The largest pharmacy chain in the UK has been accused of exploiting government-funded consultation hours
The largest pharmacy chain in the UK, Boots, has been accused of beefing up profits by exploiting government-funded consultation hours
Allegations by Boots staff published in The Guardian newspaper have prompted the regulator, the General Pharmaceutical Council, to call in further evidence.
The article alleged that Boots was exploiting the medicine-use reviews (MURs) program by obliging pharmacists to conduct unnecessary consultations.
NHS pays pharmacists £28 to provide MURs – advice to patients on medicine and diet – in an effort to reduce the number of people making GP consultations.
To prevent the system being abused, the maximum number of medicine-use reviews per year is set at 400 for each pharmacy. Boots managers, however, set pharmacists that number as a target that had to be met.
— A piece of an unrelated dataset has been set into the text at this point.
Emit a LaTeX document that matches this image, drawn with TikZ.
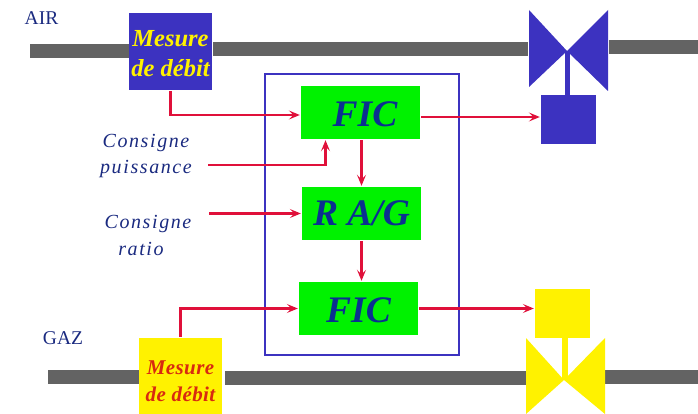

In addition, the newspaper suggested that Boots’ working conditions were threatening patient safety and compromising pharmacists’ professional ethics.
“To pay back billions in loans, […] the investors pursued a model of ‘stretch and extract’: stretching finances and staff to the limit – then extracting profits,” said economics commentator Aditya Chakrabortty.
“The story of Boots is, at root, about what happens when high finance preys on the High Street. The damage done to hard working professionals, to the public purse and indeed to public trust is huge.”
The owner of the Boots brand, Walgreens Boots Alliance, has shown some interest in entering the Australian market, registering its trademark with IP Australia late last year.